If writing kick-started a singularity by making cognition cumulative and selection-driven at civilisational level, then the present danger – the ‘singularity’ as it is commonly referred to in AI safety terms – is a second, narrower change: the migration of optimisation from a diffuse, plural ecology into a system that pursues ends coherently across time, preserves them under pressure, and resists correction. We live in the first state; we may yet transition to the second. Therefore, we require a two-track solution. On the first track, we steer the optimisers we live inside by altering the selection pressures: adjusting incentives; drafting and enforcing standards, policies, and legislation; and enforcing liabilities to price externalities appropriately. On the second track, we pursue classical AI Safety levers: limiting proliferation, dampening frontier development, designing robust safety evaluations, and so forth. In practice, such a programme amounts to governing both the stated objectives of our systems and the selection forces that determine which behaviours win out.

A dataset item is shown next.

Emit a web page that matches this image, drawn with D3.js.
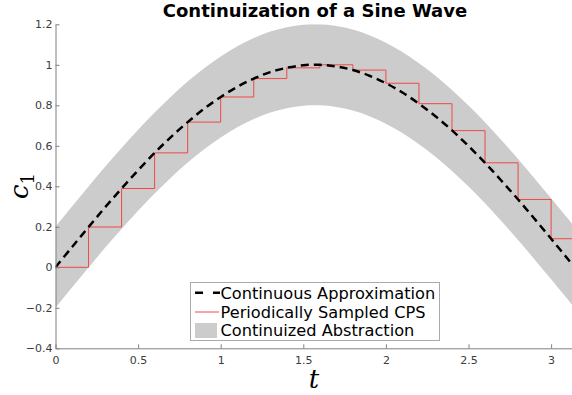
<!DOCTYPE html>
<html>
<head>
<meta charset="utf-8">
<script src="https://cdn.jsdelivr.net/npm/d3@7"></script>
<style>
  body { margin: 0; background: #fff; }
  svg { display: block; }
</style>
</head>
<body>
<div id="chart"></div>
<script>
// continuous curve, read at 0.1 steps
var curveT = [0, 0.1, 0.2, 0.3, 0.4, 0.5, 0.6, 0.7, 0.8, 0.9, 1.0, 1.1, 1.2, 1.3, 1.4, 1.5,
  1.6, 1.7, 1.8, 1.9, 2.0, 2.1, 2.2, 2.3, 2.4, 2.5, 2.6, 2.7, 2.8, 2.9, 3.0, 3.1, 3.1416];
var curveC = [0, 0.100, 0.199, 0.296, 0.389, 0.479, 0.565, 0.644, 0.717, 0.783, 0.841, 0.891,
  0.932, 0.964, 0.985, 0.998, 1.000, 0.992, 0.974, 0.946, 0.909, 0.863, 0.808, 0.746, 0.676,
  0.599, 0.516, 0.427, 0.335, 0.239, 0.141, 0.042, 0];
var bandHalf = 0.2;

// periodic samples (held until next sample)
var sampleT = [0, 0.2, 0.4, 0.6, 0.8, 1.0, 1.2, 1.4, 1.6, 1.8, 2.0, 2.2, 2.4, 2.6, 2.8, 3.0, 3.1416];
var sampleC = [0, 0.199, 0.389, 0.565, 0.717, 0.841, 0.932, 0.985, 1.000, 0.974, 0.909, 0.808,
  0.675, 0.516, 0.335, 0.141, 0.141];

var xTicks = [0, 0.5, 1, 1.5, 2, 2.5, 3];
var yTicks = [-0.4, -0.2, 0, 0.2, 0.4, 0.6, 0.8, 1, 1.2];
var legendLabels = ["Continuous Approximation", "Periodically Sampled CPS", "Continuized Abstraction"];

var width = 572, height = 395;
var x = d3.scaleLinear().domain([0, Math.PI]).range([55.5, 574.5]);
var y = d3.scaleLinear().domain([-0.4, 1.2]).range([348.3, 24.3]);

var svg = d3.select("#chart").append("svg")
  .attr("width", width).attr("height", height)
  .style("font-family", "DejaVu Sans, sans-serif");

svg.append("defs").append("clipPath").attr("id", "clip")
  .append("rect")
  .attr("x", x(0)).attr("y", y(1.2))
  .attr("width", x(Math.PI) - x(0)).attr("height", y(-0.4) - y(1.2));

var curve = curveT.map(function(t, i) { return { t: t, c: curveC[i] }; });
var samples = sampleT.map(function(t, i) { return { t: t, c: sampleC[i] }; });

var plot = svg.append("g").attr("clip-path", "url(#clip)");

var area = d3.area()
  .x(function(d) { return x(d.t); })
  .y0(function(d) { return y(d.c - bandHalf); })
  .y1(function(d) { return y(d.c + bandHalf); })
  .curve(d3.curveCatmullRom);

plot.append("path").datum(curve)
  .attr("d", area)
  .attr("fill", "#cccccc");

var step = d3.line()
  .x(function(d) { return x(d.t); })
  .y(function(d) { return y(d.c); })
  .curve(d3.curveStepAfter);

plot.append("path").datum(samples)
  .attr("d", step)
  .attr("fill", "none")
  .attr("stroke", "#f04848")
  .attr("stroke-width", 1);

var line = d3.line()
  .x(function(d) { return x(d.t); })
  .y(function(d) { return y(d.c); })
  .curve(d3.curveCatmullRom);

plot.append("path").datum(curve)
  .attr("d", line)
  .attr("fill", "none")
  .attr("stroke", "#000")
  .attr("stroke-width", 2.5)
  .attr("stroke-dasharray", "8,5");

// axes
var axisColor = "#808080";
var xAxis = svg.append("g")
  .attr("transform", "translate(0," + y(-0.4) + ")")
  .call(d3.axisBottom(x).tickValues(xTicks).tickSizeInner(-4).tickSizeOuter(0)
    .tickFormat(d3.format("")));
var yAxis = svg.append("g")
  .attr("transform", "translate(" + x(0) + ",0)")
  .call(d3.axisLeft(y).tickValues(yTicks).tickSizeInner(-4).tickSizeOuter(0)
    .tickFormat(d3.format("")));

[xAxis, yAxis].forEach(function(a) {
  a.select(".domain").attr("stroke", axisColor);
  a.selectAll(".tick line").attr("stroke", axisColor);
  a.selectAll(".tick text")
    .attr("fill", "#3c3c3c")
    .style("font-size", "11px")
    .style("font-family", "DejaVu Sans, sans-serif");
});
xAxis.selectAll(".tick text").attr("y", 8);
yAxis.selectAll(".tick text").attr("x", -3);

// title
svg.append("text")
  .attr("x", 315).attr("y", 17)
  .attr("text-anchor", "middle")
  .style("font-size", "18px")
  .style("font-weight", "bold")
  .text("Continuization of a Sine Wave");

// axis labels
svg.append("text")
  .attr("x", 314).attr("y", 388)
  .attr("text-anchor", "middle")
  .style("font-family", "DejaVu Serif, serif")
  .style("font-style", "italic")
  .style("font-size", "26px")
  .text("t");

var yl = svg.append("text")
  .attr("transform", "translate(28,186) rotate(-90)")
  .attr("text-anchor", "middle")
  .style("font-family", "DejaVu Serif, serif")
  .style("font-size", "26px");
yl.append("tspan").style("font-style", "italic").text("c");
yl.append("tspan").attr("dy", 6).style("font-size", "18px").text("1");

// legend
var leg = svg.append("g");
leg.append("rect")
  .attr("x", 190.5).attr("y", 282.5).attr("width", 249).attr("height", 58)
  .attr("fill", "#fff").attr("stroke", "#aaaaaa").attr("stroke-width", 1);

var rowY = [292.7, 312, 330.5];
leg.append("line")
  .attr("x1", 195).attr("x2", 220).attr("y1", rowY[0]).attr("y2", rowY[0])
  .attr("stroke", "#000").attr("stroke-width", 2.5)
  .attr("stroke-dasharray", "8,10,7");
leg.append("line")
  .attr("x1", 195).attr("x2", 219).attr("y1", rowY[1]).attr("y2", rowY[1])
  .attr("stroke", "#f04848").attr("stroke-width", 1);
leg.append("rect")
  .attr("x", 195).attr("y", rowY[2] - 7.5).attr("width", 22).attr("height", 15)
  .attr("fill", "#cccccc");

leg.selectAll("text.lab").data(legendLabels).enter().append("text")
  .attr("class", "lab")
  .attr("x", 220.5)
  .attr("y", function(d, i) { return rowY[i]; })
  .attr("dy", "0.36em")
  .style("font-size", "16.2px")
  .text(function(d) { return d; });
</script>
</body>
</html>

Memetic and biological processes are only loosely coupled. Therefore, we should expect systematic misalignment to arise and persist. Yet, influence is bidirectional. Literacy and numeracy, afforded by writing, altered our developmental trajectories and, in turn, selection pressures for cognitive traits. Just like dairying co-evolved with lactase persistence, urbanisation and global travel changed diseases, and domestication reshaped species (and us). Ideas can make us more or less fit for certain environments, and environmental changes can make memes more or less fit too; there is a closed loop between the biosphere (genes) and the infosphere (memes). On this view, the primary objective of governance should not be intelligence as such, but external aspects of the environment: the goals and structures that determine what is optimised and which cognitive attractors are stable in our psychological and institutional environments.Changing those structures is how we retune selection and development, and, therefore, is the proper target of action.

Conclusions

If this analysis is sound, it reframes worries about an AI crisis as a special case of a larger problem: living under algorithms whose objectives are mis-specified. In my view, the novelty of recent models has distracted from a deeper, older structure of much greater significance. We do not so much inhabit an “Age of AI” as an “Age of Algorithms” whose power to shape action has exceeded our grasp. Therefore, the right practical question is bigger than AI: what objectives are optimised, how are they coupled to the world, and with what externalities? This is good news. This is precisely what behavioural economics considers. We do know how to wrestle with these questions and we have a toolkit.

The take-off that matters is the one writing set in motion. The singularity, is not so much about some other awakened mind, but our collective offloading of cognition to external systems which we have now experienced as overnight change, millennia in the making. Our task is to understand and steer the optimiser we already live under, in the memetic terms that make its consequences legible, and to prevent it collapsing into a single, all-consuming entity.